SET PROBLEM: Restate the data exactly as given and keep the pictures out.

[Begin]

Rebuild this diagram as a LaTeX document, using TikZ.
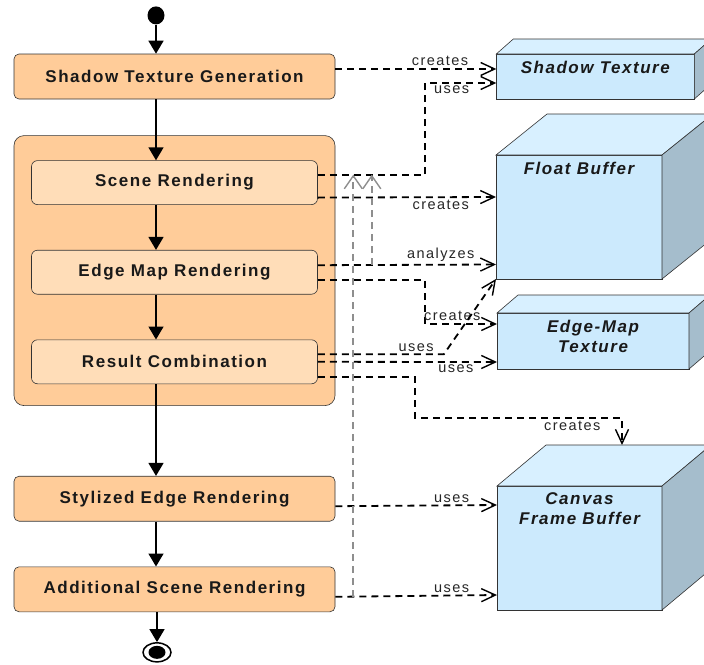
\documentclass[tikz,border=0pt]{standalone}
\usepackage{fontspec}
\setmainfont{Liberation Sans}
\newfontfamily\actfont[LetterSpace=9]{Liberation Sans}
\newfontfamily\relfont[LetterSpace=10]{Liberation Sans}
\usetikzlibrary{arrows.meta,positioning,calc,shapes.geometric}

\definecolor{actfill}{HTML}{FFCC99}
\definecolor{subfill}{HTML}{FFDDB8}
\definecolor{bufront}{HTML}{CCEAFD}
\definecolor{butop}{HTML}{D8F0FF}
\definecolor{buside}{HTML}{A5BDCC}
\definecolor{outline}{HTML}{333333}
\definecolor{hookgray}{HTML}{8E8E8E}

% top and side faces of a buffer block: name, depth x, depth y
\newcommand\bufferfaces[3]{%
  \coordinate (#1-back) at ($(#1.north west)+(#2,-#3)$);
  \filldraw[fill=butop,draw=outline] (#1.north west) -- (#1-back) -- ($(#1.north east)+(#2,-#3)$) -- (#1.north east) -- cycle;
  \filldraw[fill=buside,draw=outline] (#1.north east) -- ($(#1.north east)+(#2,-#3)$) -- ($(#1.south east)+(#2,-#3)$) -- (#1.south east) -- cycle;
}

\begin{document}
\begin{tikzpicture}[x=1pt, y=-1pt, semithick]
    \tikzstyle{activity}=[rectangle, rounded corners=5pt, draw=outline, fill=actfill, minimum width=321pt, minimum height=45pt, text=black!90, font=\actfont\bfseries\fontsize{17}{20}\selectfont]
    \tikzstyle{subactivity}=[activity, fill=subfill, minimum width=286pt, minimum height=44pt, rounded corners=6pt]
    \tikzstyle{group}=[rectangle, rounded corners=10pt, draw=outline, fill=actfill, minimum width=321pt, minimum height=270pt]
    \tikzstyle{buffer}=[rectangle, draw=outline, fill=bufront, outer sep=0pt]
    \tikzstyle{buftext}=[anchor=north, inner sep=6.5pt, align=center, text=black!90, font=\actfont\bfseries\itshape\fontsize{17}{20}\selectfont]
    \tikzstyle{flow}=[line width=1.5pt, -{Triangle[width=15pt,length=13pt]}]
    \tikzstyle{dep}=[line width=1.8pt, dash pattern=on 7pt off 5pt, -{Straight Barb[length=14pt,width=13pt,line width=1.4pt]}]
    \tikzstyle{hook}=[dep, draw=hookgray, -{Straight Barb[length=13pt,width=18pt,line width=1.4pt]}]
    \tikzstyle{deplabel}=[inner sep=2pt, text=black!85, font=\relfont\fontsize{14.5}{16}\selectfont]

    \useasboundingbox (0,0) rectangle (704,664);
    \clip (0,0) rectangle (704,664);

    % activities
    \node[activity] (shadowgen) at (174.5,76.5) {Shadow Texture Generation};
    \node[ellipse, fill=black, minimum width=17pt, minimum height=18pt, inner sep=0pt, above=29pt of shadowgen, xshift=-18.5pt] (start) {};
    \node[group, below=36pt of shadowgen] (pass) {}; % edge pass
    \node[subactivity, below=25pt of pass.north] (scene) {Scene Rendering};
    \node[subactivity, below=45pt of scene] (edgemap) {Edge Map Rendering};
    \node[subactivity, below=45pt of edgemap] (combine) {Result Combination};
    \node[activity, below=70pt of pass] (stylized) {Stylized Edge Rendering};
    \node[activity, below=45pt of stylized] (additional) {Additional Scene Rendering};
    \node[ellipse, draw=black, fill=white, line width=1.5pt, minimum width=28pt, minimum height=19pt, below=30pt of additional, xshift=-17.5pt] (finish) {};
    \fill (finish.center) ellipse (8.5pt and 6.5pt); % final state dot

    % buffers
    \node[buffer, minimum width=198pt, minimum height=45pt, right=161pt of shadowgen, label={[buftext]north:Shadow Texture}] (shadowtex) {};
    \node[buffer, minimum width=166pt, minimum height=124pt, label={[buftext]north:Float Buffer}] (floatbuf) at (579,217) {};
    \node[buffer, minimum width=192pt, minimum height=56pt, label={[buftext]north:{Edge-Map\\Texture}}] (edgetex) at (593,341) {};
    \node[buffer, minimum width=165pt, minimum height=124pt, below=207pt of floatbuf, xshift=0.5pt, label={[buftext]north:{Canvas\\Frame Buffer}}] (canvasbuf) {};
    \bufferfaces{shadowtex}{17}{15}
    \bufferfaces{floatbuf}{51}{41}
    \bufferfaces{edgetex}{21}{18}
    \bufferfaces{canvasbuf}{49}{41}

    % control flow
    \draw[flow] (start) -- (start |- shadowgen.north);
    \draw[flow] (shadowgen.south -| start) -- (scene.north -| start);
    \draw[flow] (scene.south -| start) -- (edgemap.north -| start);
    \draw[flow] (edgemap.south -| start) -- (combine.north -| start);
    \draw[flow] (combine.south -| start) -- (stylized.north -| start);
    \draw[flow] (stylized.south -| start) -- (additional.north -| start);
    \draw[flow] (finish |- additional.south) -- (finish);

    % object flows
    \coordinate (scnA) at ($(scene.east)+(0,-8)$);
    \draw[dep] ($(shadowgen.east)+(0,-7.5)$) -- ($(shadowtex.west)+(0,-7.5)$) node[deplabel, above, pos=0.65] {creates};
    \draw[dep] (scnA) -| ($(shadowtex.west)+(-71,6.5)$) -- ($(shadowtex.west)+(0,6.5)$) node[deplabel, below, pos=0.37] {uses};
    \draw[dep] ($(scene.east)+(0,15)$) -- ($(floatbuf.west)+(0,-20)$) node[deplabel, below, pos=0.69] {creates};
    \draw[dep] ($(edgemap.east)+(0,-7)$) -- ($(floatbuf.west)+(0,47.5)$) node[deplabel, above, pos=0.69] {analyzes};
    \draw[dep] ($(edgemap.east)+(0,8)$) -| ($(edgetex.west)+(-72,-17)$) -- ($(edgetex.west)+(0,-17)$) node[deplabel, above, pos=0.38] {creates};
    \draw[dep] ($(combine.east)+(0,-7.5)$) -- node[deplabel, above, pos=0.78] {uses} ++(126,0) -- (floatbuf.south west);
    \draw[dep] (combine.east) -- ($(edgetex.west)+(0,21)$) node[deplabel, below, pos=0.77] {uses};
    \draw[dep] ($(combine.east)+(0,15.5)$) -| ($(combine.east)+(97,56)$) -| ([xshift=76pt]canvasbuf-back) node[deplabel, below, pos=0.38] {creates};
    \draw[dep] ($(stylized.east)+(0,7.5)$) -- ($(canvasbuf.west)+(0,-43)$) node[deplabel, above, pos=0.72] {uses};
    \draw[dep] ($(additional.east)+(0,7.5)$) -- ($(canvasbuf.west)+(0,47)$) node[deplabel, above, pos=0.72] {uses};

    % links back to the scene pass
    \coordinate (tapA) at ($(additional.east)+(18,7.5)$);
    \coordinate (tapB) at ($(edgemap.east)+(54,-7)$);
    \draw[hook] (tapA) -- (tapA |- scnA);
    \draw[hook] (tapB) -- (tapB |- scnA);
\end{tikzpicture}
\end{document}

[End]

SOLUTION:
Rebuild this diagram as a LaTeX document, using TikZ.
\documentclass[tikz,border=0pt]{standalone}
\usepackage{fontspec}
\setmainfont{Liberation Sans}
\newfontfamily\actfont[LetterSpace=9]{Liberation Sans}
\newfontfamily\relfont[LetterSpace=10]{Liberation Sans}
\usetikzlibrary{arrows.meta,positioning,calc,shapes.geometric}

\definecolor{actfill}{HTML}{FFCC99}
\definecolor{subfill}{HTML}{FFDDB8}
\definecolor{bufront}{HTML}{CCEAFD}
\definecolor{butop}{HTML}{D8F0FF}
\definecolor{buside}{HTML}{A5BDCC}
\definecolor{outline}{HTML}{333333}
\definecolor{hookgray}{HTML}{8E8E8E}

% top and side faces of a buffer block: name, depth x, depth y
\newcommand\bufferfaces[3]{%
  \coordinate (#1-back) at ($(#1.north west)+(#2,-#3)$);
  \filldraw[fill=butop,draw=outline] (#1.north west) -- (#1-back) -- ($(#1.north east)+(#2,-#3)$) -- (#1.north east) -- cycle;
  \filldraw[fill=buside,draw=outline] (#1.north east) -- ($(#1.north east)+(#2,-#3)$) -- ($(#1.south east)+(#2,-#3)$) -- (#1.south east) -- cycle;
}

\begin{document}
\begin{tikzpicture}[x=1pt, y=-1pt, semithick]
    \tikzstyle{activity}=[rectangle, rounded corners=5pt, draw=outline, fill=actfill, minimum width=321pt, minimum height=45pt, text=black!90, font=\actfont\bfseries\fontsize{17}{20}\selectfont]
    \tikzstyle{subactivity}=[activity, fill=subfill, minimum width=286pt, minimum height=44pt, rounded corners=6pt]
    \tikzstyle{group}=[rectangle, rounded corners=10pt, draw=outline, fill=actfill, minimum width=321pt, minimum height=270pt]
    \tikzstyle{buffer}=[rectangle, draw=outline, fill=bufront, outer sep=0pt]
    \tikzstyle{buftext}=[anchor=north, inner sep=6.5pt, align=center, text=black!90, font=\actfont\bfseries\itshape\fontsize{17}{20}\selectfont]
    \tikzstyle{flow}=[line width=1.5pt, -{Triangle[width=15pt,length=13pt]}]
    \tikzstyle{dep}=[line width=1.8pt, dash pattern=on 7pt off 5pt, -{Straight Barb[length=14pt,width=13pt,line width=1.4pt]}]
    \tikzstyle{hook}=[dep, draw=hookgray, -{Straight Barb[length=13pt,width=18pt,line width=1.4pt]}]
    \tikzstyle{deplabel}=[inner sep=2pt, text=black!85, font=\relfont\fontsize{14.5}{16}\selectfont]

    \useasboundingbox (0,0) rectangle (704,664);
    \clip (0,0) rectangle (704,664);

    % activities
    \node[activity] (shadowgen) at (174.5,76.5) {Shadow Texture Generation};
    \node[ellipse, fill=black, minimum width=17pt, minimum height=18pt, inner sep=0pt, above=29pt of shadowgen, xshift=-18.5pt] (start) {};
    \node[group, below=36pt of shadowgen] (pass) {}; % edge pass
    \node[subactivity, below=25pt of pass.north] (scene) {Scene Rendering};
    \node[subactivity, below=45pt of scene] (edgemap) {Edge Map Rendering};
    \node[subactivity, below=45pt of edgemap] (combine) {Result Combination};
    \node[activity, below=70pt of pass] (stylized) {Stylized Edge Rendering};
    \node[activity, below=45pt of stylized] (additional) {Additional Scene Rendering};
    \node[ellipse, draw=black, fill=white, line width=1.5pt, minimum width=28pt, minimum height=19pt, below=30pt of additional, xshift=-17.5pt] (finish) {};
    \fill (finish.center) ellipse (8.5pt and 6.5pt); % final state dot

    % buffers
    \node[buffer, minimum width=198pt, minimum height=45pt, right=161pt of shadowgen, label={[buftext]north:Shadow Texture}] (shadowtex) {};
    \node[buffer, minimum width=166pt, minimum height=124pt, label={[buftext]north:Float Buffer}] (floatbuf) at (579,217) {};
    \node[buffer, minimum width=192pt, minimum height=56pt, label={[buftext]north:{Edge-Map\\Texture}}] (edgetex) at (593,341) {};
    \node[buffer, minimum width=165pt, minimum height=124pt, below=207pt of floatbuf, xshift=0.5pt, label={[buftext]north:{Canvas\\Frame Buffer}}] (canvasbuf) {};
    \bufferfaces{shadowtex}{17}{15}
    \bufferfaces{floatbuf}{51}{41}
    \bufferfaces{edgetex}{21}{18}
    \bufferfaces{canvasbuf}{49}{41}

    % control flow
    \draw[flow] (start) -- (start |- shadowgen.north);
    \draw[flow] (shadowgen.south -| start) -- (scene.north -| start);
    \draw[flow] (scene.south -| start) -- (edgemap.north -| start);
    \draw[flow] (edgemap.south -| start) -- (combine.north -| start);
    \draw[flow] (combine.south -| start) -- (stylized.north -| start);
    \draw[flow] (stylized.south -| start) -- (additional.north -| start);
    \draw[flow] (finish |- additional.south) -- (finish);

    % object flows
    \coordinate (scnA) at ($(scene.east)+(0,-8)$);
    \draw[dep] ($(shadowgen.east)+(0,-7.5)$) -- ($(shadowtex.west)+(0,-7.5)$) node[deplabel, above, pos=0.65] {creates};
    \draw[dep] (scnA) -| ($(shadowtex.west)+(-71,6.5)$) -- ($(shadowtex.west)+(0,6.5)$) node[deplabel, below, pos=0.37] {uses};
    \draw[dep] ($(scene.east)+(0,15)$) -- ($(floatbuf.west)+(0,-20)$) node[deplabel, below, pos=0.69] {creates};
    \draw[dep] ($(edgemap.east)+(0,-7)$) -- ($(floatbuf.west)+(0,47.5)$) node[deplabel, above, pos=0.69] {analyzes};
    \draw[dep] ($(edgemap.east)+(0,8)$) -| ($(edgetex.west)+(-72,-17)$) -- ($(edgetex.west)+(0,-17)$) node[deplabel, above, pos=0.38] {creates};
    \draw[dep] ($(combine.east)+(0,-7.5)$) -- node[deplabel, above, pos=0.78] {uses} ++(126,0) -- (floatbuf.south west);
    \draw[dep] (combine.east) -- ($(edgetex.west)+(0,21)$) node[deplabel, below, pos=0.77] {uses};
    \draw[dep] ($(combine.east)+(0,15.5)$) -| ($(combine.east)+(97,56)$) -| ([xshift=76pt]canvasbuf-back) node[deplabel, below, pos=0.38] {creates};
    \draw[dep] ($(stylized.east)+(0,7.5)$) -- ($(canvasbuf.west)+(0,-43)$) node[deplabel, above, pos=0.72] {uses};
    \draw[dep] ($(additional.east)+(0,7.5)$) -- ($(canvasbuf.west)+(0,47)$) node[deplabel, above, pos=0.72] {uses};

    % links back to the scene pass
    \coordinate (tapA) at ($(additional.east)+(18,7.5)$);
    \coordinate (tapB) at ($(edgemap.east)+(54,-7)$);
    \draw[hook] (tapA) -- (tapA |- scnA);
    \draw[hook] (tapB) -- (tapB |- scnA);
\end{tikzpicture}
\end{document}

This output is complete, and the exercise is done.